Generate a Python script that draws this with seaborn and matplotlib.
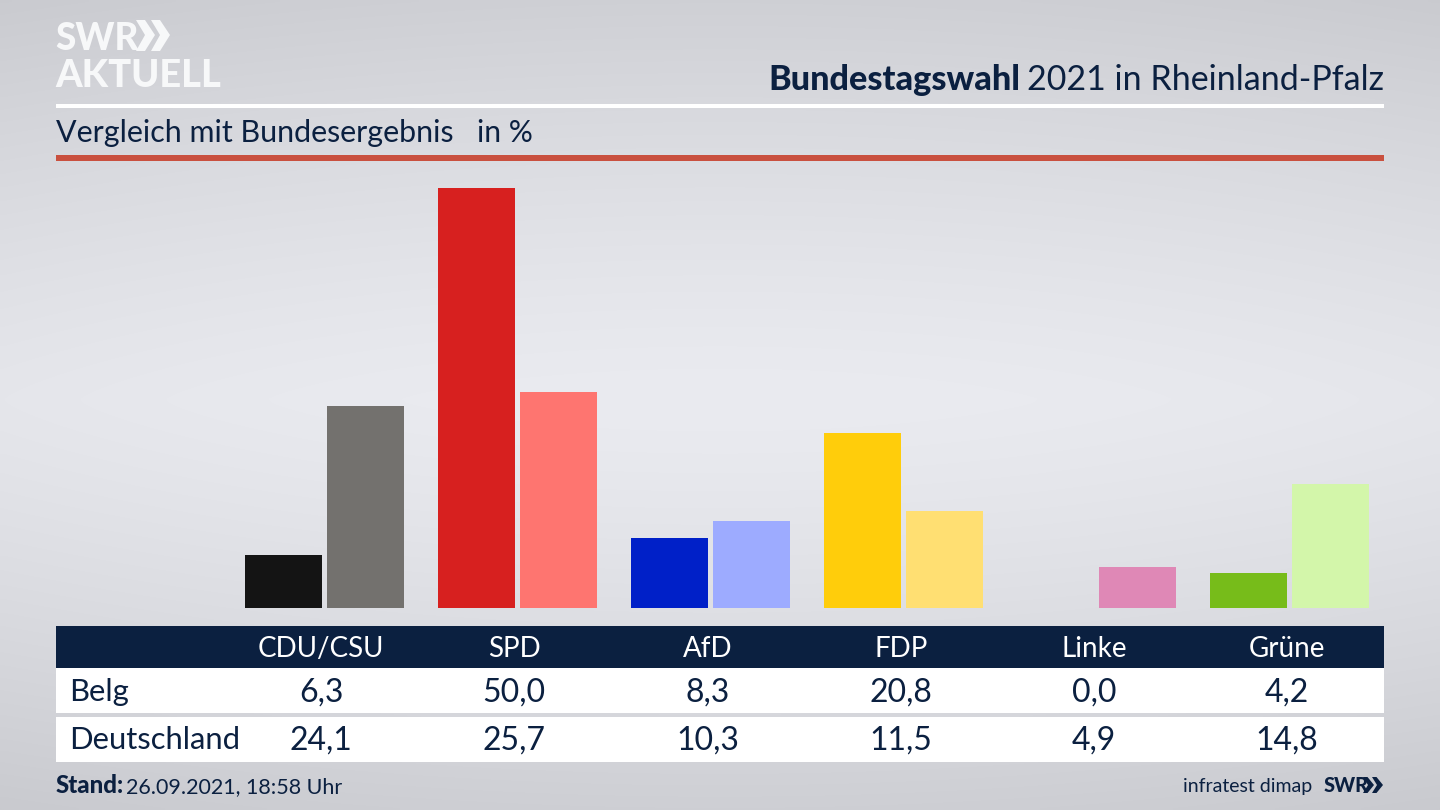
import numpy as np
import pandas as pd
import matplotlib
matplotlib.use("Agg")
import matplotlib.pyplot as plt
from matplotlib.patches import Rectangle, Polygon
import seaborn as sns

parties = ["CDU/CSU", "SPD", "AfD", "FDP", "Linke", "Grüne"]
belg = [6.3, 50.0, 8.3, 20.8, 0.0, 4.2]
deutschland = [24.1, 25.7, 10.3, 11.5, 4.9, 14.8]
regions = ["Belg", "Deutschland"]
colors_belg = ["#141414", "#d7201f", "#0020c8", "#ffcd0b", "#c8328c", "#77bc1a"]
colors_de = ["#73716e", "#fe7570", "#9dabff", "#ffdf72", "#df88b6", "#d3f6aa"]

NAVY = "#0b2040"
FONT = "Lato"
W, H = 1440, 810

sns.set_theme(style="white")
plt.rcParams["font.family"] = [FONT, "DejaVu Sans"]

fig = plt.figure(figsize=(14.4, 8.1), dpi=100)

# background + furniture in pixel coordinates
bg = fig.add_axes([0, 0, 1, 1], zorder=0)
bg.set_xlim(0, W)
bg.set_ylim(H, 0)
bg.axis("off")
yy = np.abs(np.linspace(0, H, 200) - 400) / 410
xx = np.abs(np.linspace(0, W, 200) - 720) / 720
gy, gx = np.meshgrid(yy, xx, indexing="ij")
shade = 234 - 28 * gy ** 1.3 - 5 * gx ** 2
grad = np.dstack([shade / 255, (shade + 1) / 255, (shade + 6) / 255]).clip(0, 1)
bg.imshow(grad, extent=(0, W, H, 0), aspect="auto", zorder=0, interpolation="bilinear")
bg.set_xlim(0, W)
bg.set_ylim(H, 0)


def box(x0, y0, x1, y1, color):
    bg.add_patch(Rectangle((x0, y0), x1 - x0, y1 - y0, facecolor=color, edgecolor="none", zorder=1))


def txt(x, y, s, size, color=NAVY, ha="left", weight="normal", **kw):
    return bg.text(x, y, s, fontsize=size * 0.72, color=color, ha=ha, va="baseline", fontweight=weight, zorder=3, **kw)


box(56, 104, 1384, 107.5, "white")
box(56, 155, 1384, 160.5, "#c9503f")
box(56, 626, 1384, 668, NAVY)
box(56, 668, 1384, 713, "white")
box(56, 717, 1384, 762, "white")

# logo
txt(55, 50, "SWR", 37, color="#f7f8f9", weight="black")
txt(55, 87, "AKTUELL", 38, color="#f7f8f9", weight="black")
for x0 in (136, 151):
    bg.add_patch(Polygon([(x0, 20), (x0 + 9, 20), (x0 + 19, 35), (x0 + 9, 51), (x0, 51), (x0 + 9, 35)],
                         closed=True, facecolor="#f7f8f9", edgecolor="none", zorder=3))

# titles
txt(1384, 90, "2021 in Rheinland-Pfalz", 34, ha="right")
txt(1020, 90, "Bundestagswahl", 34.3, ha="right", weight="black")
txt(56, 142, "Vergleich mit Bundesergebnis", 30.4)
txt(477, 142, "in %", 30)

# table
col_x = [321, 514, 708, 901, 1094, 1287]
for x, p, b, d in zip(col_x, parties, belg, deutschland):
    txt(x, 657, p, 27.7, color="white", ha="center")
    txt(x, 702, f"{b:.1f}".replace(".", ","), 32, ha="center")
    txt(x, 750, f"{d:.1f}".replace(".", ","), 32, ha="center")
txt(69, 701, regions[0], 31)
txt(69, 749, regions[1], 31)

# footer
txt(56, 793, "Stand:", 24, weight="black")
txt(126, 793, "26.09.2021, 18:58 Uhr", 21.5)
txt(1312, 792, "infratest dimap", 19.5, ha="right")
txt(1324, 792, "SWR", 20, weight="black")
for x0 in (1363, 1372):
    bg.add_patch(Polygon([(x0, 777), (x0 + 4.5, 777), (x0 + 11, 785), (x0 + 4.5, 793), (x0, 793), (x0 + 5, 785)],
                         closed=True, facecolor=NAVY, edgecolor="none", zorder=3))

# bars: baseline at y=608, 8.4 px per percentage point
left, top, bottom = 132, 160, 608
ax = fig.add_axes([left / W, 1 - bottom / H, (W - left) / W, (bottom - top) / H], zorder=2)
ax.patch.set_alpha(0)
df = pd.DataFrame({
    "Partei": parties * 2,
    "Gebiet": [regions[0]] * len(parties) + [regions[1]] * len(parties),
    "Wert": belg + deutschland,
})
sns.barplot(data=df, x="Partei", y="Wert", hue="Gebiet", order=parties, hue_order=regions,
            width=0.85, gap=0.061, legend=False, ax=ax, saturation=1)
for container, cols in zip(ax.containers, (colors_belg, colors_de)):
    for bar, c in zip(container, cols):
        bar.set_facecolor(c)
        bar.set_edgecolor("none")
ax.set_xlim((left - 324.5) / 193.0, (W - 324.5) / 193.0)
ax.set_ylim(0, (bottom - top) / 8.4)
ax.axis("off")

fig.savefig("out.png", dpi=100)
* * * * * * * * *
STATED TASK. Restate the whole listing above exactly, except for its images.

FINAL ANSWER.
Generate a Python script that draws this with seaborn and matplotlib.
import numpy as np
import pandas as pd
import matplotlib
matplotlib.use("Agg")
import matplotlib.pyplot as plt
from matplotlib.patches import Rectangle, Polygon
import seaborn as sns

parties = ["CDU/CSU", "SPD", "AfD", "FDP", "Linke", "Grüne"]
belg = [6.3, 50.0, 8.3, 20.8, 0.0, 4.2]
deutschland = [24.1, 25.7, 10.3, 11.5, 4.9, 14.8]
regions = ["Belg", "Deutschland"]
colors_belg = ["#141414", "#d7201f", "#0020c8", "#ffcd0b", "#c8328c", "#77bc1a"]
colors_de = ["#73716e", "#fe7570", "#9dabff", "#ffdf72", "#df88b6", "#d3f6aa"]

NAVY = "#0b2040"
FONT = "Lato"
W, H = 1440, 810

sns.set_theme(style="white")
plt.rcParams["font.family"] = [FONT, "DejaVu Sans"]

fig = plt.figure(figsize=(14.4, 8.1), dpi=100)

# background + furniture in pixel coordinates
bg = fig.add_axes([0, 0, 1, 1], zorder=0)
bg.set_xlim(0, W)
bg.set_ylim(H, 0)
bg.axis("off")
yy = np.abs(np.linspace(0, H, 200) - 400) / 410
xx = np.abs(np.linspace(0, W, 200) - 720) / 720
gy, gx = np.meshgrid(yy, xx, indexing="ij")
shade = 234 - 28 * gy ** 1.3 - 5 * gx ** 2
grad = np.dstack([shade / 255, (shade + 1) / 255, (shade + 6) / 255]).clip(0, 1)
bg.imshow(grad, extent=(0, W, H, 0), aspect="auto", zorder=0, interpolation="bilinear")
bg.set_xlim(0, W)
bg.set_ylim(H, 0)


def box(x0, y0, x1, y1, color):
    bg.add_patch(Rectangle((x0, y0), x1 - x0, y1 - y0, facecolor=color, edgecolor="none", zorder=1))


def txt(x, y, s, size, color=NAVY, ha="left", weight="normal", **kw):
    return bg.text(x, y, s, fontsize=size * 0.72, color=color, ha=ha, va="baseline", fontweight=weight, zorder=3, **kw)


box(56, 104, 1384, 107.5, "white")
box(56, 155, 1384, 160.5, "#c9503f")
box(56, 626, 1384, 668, NAVY)
box(56, 668, 1384, 713, "white")
box(56, 717, 1384, 762, "white")

# logo
txt(55, 50, "SWR", 37, color="#f7f8f9", weight="black")
txt(55, 87, "AKTUELL", 38, color="#f7f8f9", weight="black")
for x0 in (136, 151):
    bg.add_patch(Polygon([(x0, 20), (x0 + 9, 20), (x0 + 19, 35), (x0 + 9, 51), (x0, 51), (x0 + 9, 35)],
                         closed=True, facecolor="#f7f8f9", edgecolor="none", zorder=3))

# titles
txt(1384, 90, "2021 in Rheinland-Pfalz", 34, ha="right")
txt(1020, 90, "Bundestagswahl", 34.3, ha="right", weight="black")
txt(56, 142, "Vergleich mit Bundesergebnis", 30.4)
txt(477, 142, "in %", 30)

# table
col_x = [321, 514, 708, 901, 1094, 1287]
for x, p, b, d in zip(col_x, parties, belg, deutschland):
    txt(x, 657, p, 27.7, color="white", ha="center")
    txt(x, 702, f"{b:.1f}".replace(".", ","), 32, ha="center")
    txt(x, 750, f"{d:.1f}".replace(".", ","), 32, ha="center")
txt(69, 701, regions[0], 31)
txt(69, 749, regions[1], 31)

# footer
txt(56, 793, "Stand:", 24, weight="black")
txt(126, 793, "26.09.2021, 18:58 Uhr", 21.5)
txt(1312, 792, "infratest dimap", 19.5, ha="right")
txt(1324, 792, "SWR", 20, weight="black")
for x0 in (1363, 1372):
    bg.add_patch(Polygon([(x0, 777), (x0 + 4.5, 777), (x0 + 11, 785), (x0 + 4.5, 793), (x0, 793), (x0 + 5, 785)],
                         closed=True, facecolor=NAVY, edgecolor="none", zorder=3))

# bars: baseline at y=608, 8.4 px per percentage point
left, top, bottom = 132, 160, 608
ax = fig.add_axes([left / W, 1 - bottom / H, (W - left) / W, (bottom - top) / H], zorder=2)
ax.patch.set_alpha(0)
df = pd.DataFrame({
    "Partei": parties * 2,
    "Gebiet": [regions[0]] * len(parties) + [regions[1]] * len(parties),
    "Wert": belg + deutschland,
})
sns.barplot(data=df, x="Partei", y="Wert", hue="Gebiet", order=parties, hue_order=regions,
            width=0.85, gap=0.061, legend=False, ax=ax, saturation=1)
for container, cols in zip(ax.containers, (colors_belg, colors_de)):
    for bar, c in zip(container, cols):
        bar.set_facecolor(c)
        bar.set_edgecolor("none")
ax.set_xlim((left - 324.5) / 193.0, (W - 324.5) / 193.0)
ax.set_ylim(0, (bottom - top) / 8.4)
ax.axis("off")

fig.savefig("out.png", dpi=100)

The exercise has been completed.